At this point, John fires up the motor and starts to drive the boat upriver.
The thrust provided by the boat starts splashing water over the front of the boat. I assumed that John has to see this, and not knowing any better, I think it’s normal.
It reminded me of Tom Wolfe’s Bonfire of the Vanities. There is a scene where a guy who charters planes to Mecca describes a bunch of distant desert dwellers in a plane crash. The plane catches a wing on the ground as it lands, and spins around. Everybody calmly picks up their goat and gets off the plane. “That’s how they think it’s supposed to go.”
I’m thinking that taking on a little water may be the way it’s supposed to go.

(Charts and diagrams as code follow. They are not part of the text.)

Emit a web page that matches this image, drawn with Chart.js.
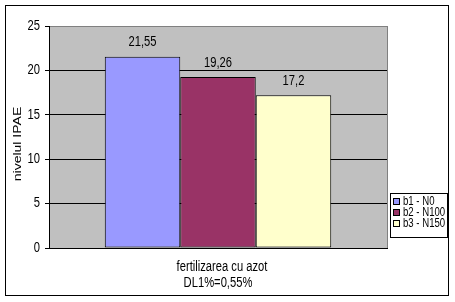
<!DOCTYPE html>
<html>
<head>
<meta charset="utf-8">
<script src="https://cdn.jsdelivr.net/npm/chart.js@4.4.1/dist/chart.umd.min.js"></script>
<style>
  html, body { margin: 0; padding: 0; background: #fff; }
  canvas { display: block; }
</style>
</head>
<body>
<canvas id="chart" width="455" height="302"></canvas>
<script>
// Data
const categories = [""];
const seriesNames = ["b1 - N0", "b2 - N100", "b3 - N150"];
const seriesValues = [21.55, 19.26, 17.2];
const seriesColors = ["#9999FF", "#993366", "#FFFFCC"];
const yTicks = [0, 5, 10, 15, 20, 25];
const xTitle = ["fertilizarea cu azot", "DL1%=0,55%"];
const yTitle = "nivelul IPAE";

const FONT = '"Liberation Sans", Arial, sans-serif';
const SQUEEZE = 0.8; // the original text is horizontally narrow

// draw horizontally condensed text
function narrowText(ctx, text, x, y, size, align) {
  ctx.save();
  ctx.font = size + "px " + FONT;
  ctx.textAlign = align || "center";
  ctx.textBaseline = "middle";
  ctx.translate(x, y);
  ctx.scale(SQUEEZE, 1);
  ctx.fillText(text, 0, 0);
  ctx.restore();
}

// Background, outer frame and gray plot area
const framePlugin = {
  id: "frame",
  beforeDraw(chart) {
    const { ctx, chartArea: a } = chart;
    ctx.save();
    ctx.fillStyle = "#fff";
    ctx.fillRect(0, 0, chart.width, chart.height);
    ctx.strokeStyle = "#000";
    ctx.lineWidth = 1;
    ctx.strokeRect(5.5, 5.5, 443, 290);
    ctx.fillStyle = "#C0C0C0";
    ctx.fillRect(a.left, a.top, a.right - a.left, a.bottom - a.top);
    ctx.strokeStyle = "#808080";
    ctx.strokeRect(a.left + 0.5, a.top + 0.5, a.right - a.left, a.bottom - a.top);
    ctx.restore();
  }
};

// Tick labels, value labels above bars, axis titles, legend box
const textPlugin = {
  id: "texts",
  afterDatasetsDraw(chart) {
    const ctx = chart.ctx;
    ctx.fillStyle = "#000";
    chart.data.datasets.forEach((ds, i) => {
      const bar = chart.getDatasetMeta(i).data[0];
      narrowText(ctx, String(ds.data[0]).replace(".", ","), bar.x, bar.y - 14, 14, "center");
    });
  },
  afterDraw(chart) {
    const { ctx, chartArea: a } = chart;
    const yScale = chart.scales.y;
    ctx.fillStyle = "#000";
    yScale.ticks.forEach(t => {
      narrowText(ctx, String(t.value), a.left - 9, yScale.getPixelForValue(t.value), 14, "right");
    });

    const cx = (a.left + a.right) / 2 + 4;
    narrowText(ctx, xTitle[0], cx, 267, 14, "center");
    narrowText(ctx, xTitle[1], cx - 4, 283, 14, "center");

    ctx.save();
    ctx.translate(18, 144);
    ctx.rotate(-Math.PI / 2);
    ctx.font = "14px " + FONT;
    ctx.textAlign = "center";
    ctx.textBaseline = "middle";
    ctx.scale(1, SQUEEZE);
    ctx.fillText(yTitle, 0, 0);
    ctx.restore();

    // legend
    ctx.save();
    ctx.fillStyle = "#fff";
    ctx.fillRect(390, 193, 57, 44);
    ctx.strokeStyle = "#000";
    ctx.lineWidth = 1;
    ctx.strokeRect(390.5, 193.5, 57, 44);
    chart.data.datasets.forEach((ds, i) => {
      const y = 202 + i * 11;
      ctx.fillStyle = ds.backgroundColor;
      ctx.fillRect(393.5, y - 3.5, 6, 6);
      ctx.strokeStyle = "#000";
      ctx.strokeRect(393.5, y - 3.5, 6, 6);
      ctx.fillStyle = "#000";
      narrowText(ctx, ds.label, 403, y, 12, "left");
    });
    ctx.restore();
  }
};

new Chart(document.getElementById("chart"), {
  type: "bar",
  data: {
    labels: categories,
    datasets: seriesNames.map((name, i) => ({
      label: name,
      data: [seriesValues[i]],
      backgroundColor: seriesColors[i],
      borderColor: "#000",
      borderWidth: 1,
      borderSkipped: false,
      categoryPercentage: 0.67,
      barPercentage: 1
    }))
  },
  options: {
    responsive: false,
    animation: false,
    devicePixelRatio: 1,
    layout: { padding: { left: 6, top: 26, right: 68, bottom: 54 } },
    plugins: {
      legend: { display: false },
      tooltip: { enabled: false }
    },
    scales: {
      x: {
        ticks: { display: false },
        grid: { display: false },
        border: { display: true, color: "#000", width: 1 },
        afterFit: s => { s.height = 0; }
      },
      y: {
        min: 0,
        max: 25,
        afterBuildTicks: s => { s.ticks = yTicks.map(v => ({ value: v })); },
        ticks: { display: false },
        grid: {
          color: c => (c.tick && c.tick.value === 25 ? "#808080" : "#000"),
          tickColor: "#000",
          tickLength: 4
        },
        border: { color: "#000", width: 1 },
        afterFit: s => { s.width = 43; }
      }
    }
  },
  plugins: [framePlugin, textPlugin]
});
</script>
</body>
</html>
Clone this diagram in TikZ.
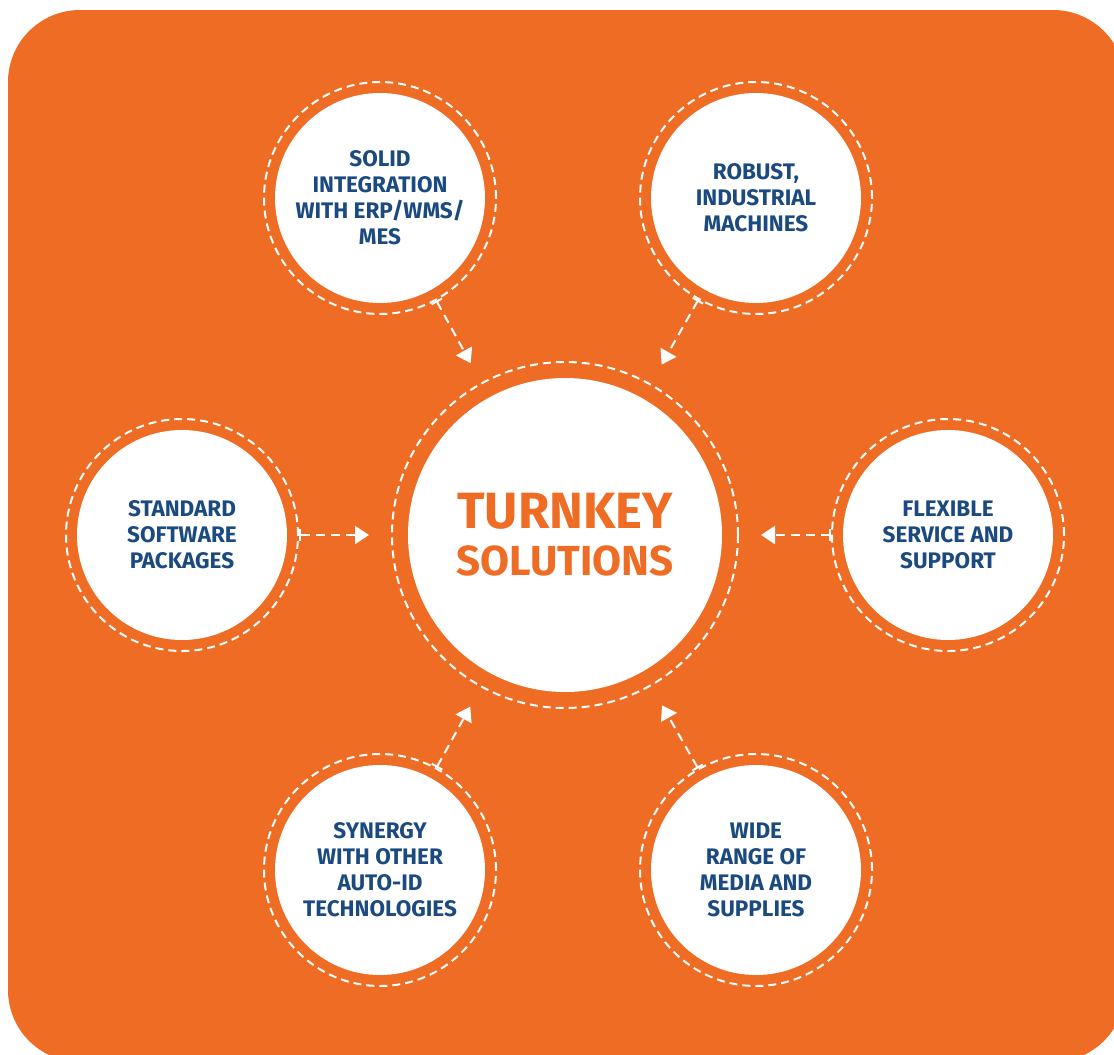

John asks, “Are we taking on water.”
I say, “Yeah.”
John says, “What.”
I say, “Yes, we’re taking on water.”
John says, “OK, we’re done.”
So, we give up and head back to the dock.
We chatted with some folks while putting the canoe back on the trailer. The guy who runs a fishing service in town grew up where I live in Paoli, PA. We had an interesting discussion about how rural the area was when he went there in the ‘70’s versus today. A couple who run a B&B in town chatted us up and described their establishment. They came back again describing individual rooms with pricing, as if they really, really needed some revenue.
John and I went to a supermarket and bought some bread to go with the cold cuts he had brought. (He’s very well prepared, again.) Around 8 p.m, I collapse and sleep straight through the night, which is pretty rare for me.
The next morning, we decide to drive around the area. The roads were very curvy and would have been a lot of fun to drive. I think John enjoyed the roads, even with the canoe and trailer on the back. We would up at Gaston’s, which is a well-known trout fishing resort. They had a large grass landing strip for planes, with a few small prop craft parked right by the door.
We had lunch there, and it was very cool. I had smoked trout, which I had not had before. I’m unlikely to have it again: I’m sure it was the ne plus ultra of smoked trout, but it was not my deal. They had several collections of everything on the walls: bicycles, old radios, gas station signs. It was visually amazing.
At this point, we go back to the hotel to pick up my vehicle. We both chat with Teena for a while, and depart.
It was definitely an unforgettable experience, and I hope that John and I can get together and do it again. Properly, this time.